TCtuando veo una película deliciosa, escucho un réquiem sublime o leo una novela fascinante, crece en mi interior un ansia de perfección que nunca se sacia. Quisiera entonces sustanciarme en la belleza y hacerme uno con ella, "amada en el amado transformada". Es en esos momentos cuando uno define su techo y se redescubre limitado y mediocre, incapaz de abarcar la perfección. Ese abismo de frustraciones se ha abierto de nuevo a mis pies este sábado, cuando atrapado por la película francesa Largo domingo de noviazgo , sus sorpresas, sus vaivenes, sus imágenes y los mohínes de Audrey Tatou, ya para siempre Amélie, renovaron en mi estro el fuego de la creación, que se consumió al instante, atormentado por la áspera traición de las musas, tan esquivas, tan fugaces.

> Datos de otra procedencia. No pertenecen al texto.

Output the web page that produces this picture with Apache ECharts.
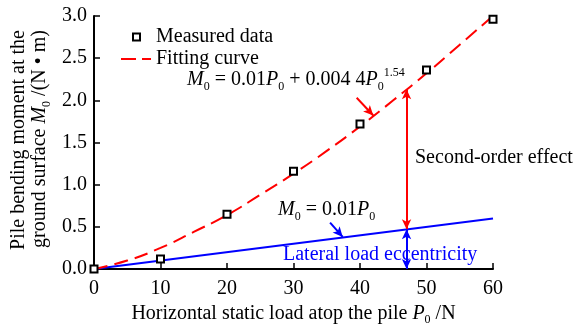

Esta desolación tan cruel se me apareció por primera vez hace años. Acababa de visitar el lugar más armónico que he conocido: el faro de la isla de Sálvora. Está situado a la entrada de la ría de Arousa y sólo se puede acceder a él en el barco que lleva suministros a los fareros. En la isla hay un poblado fantasmal, hay gaviotas mansas en las rocas y en sus nidos, unos huevos nacarados que roban los confiteros para amasar dulces exquisitos. El faro es una postal de pastel. La hija del farero se llama Isla... Y todo, en fin, es así de nerudiano y sugerente. He intentado muchas veces revivir esa visita escribiendo un reportaje sublime, pero siempre que lo acabo, lo releo y no paladeo aquella belleza. Supongo que la vida es así: un perpetuo vagar en busca de una quimera llamada armonía.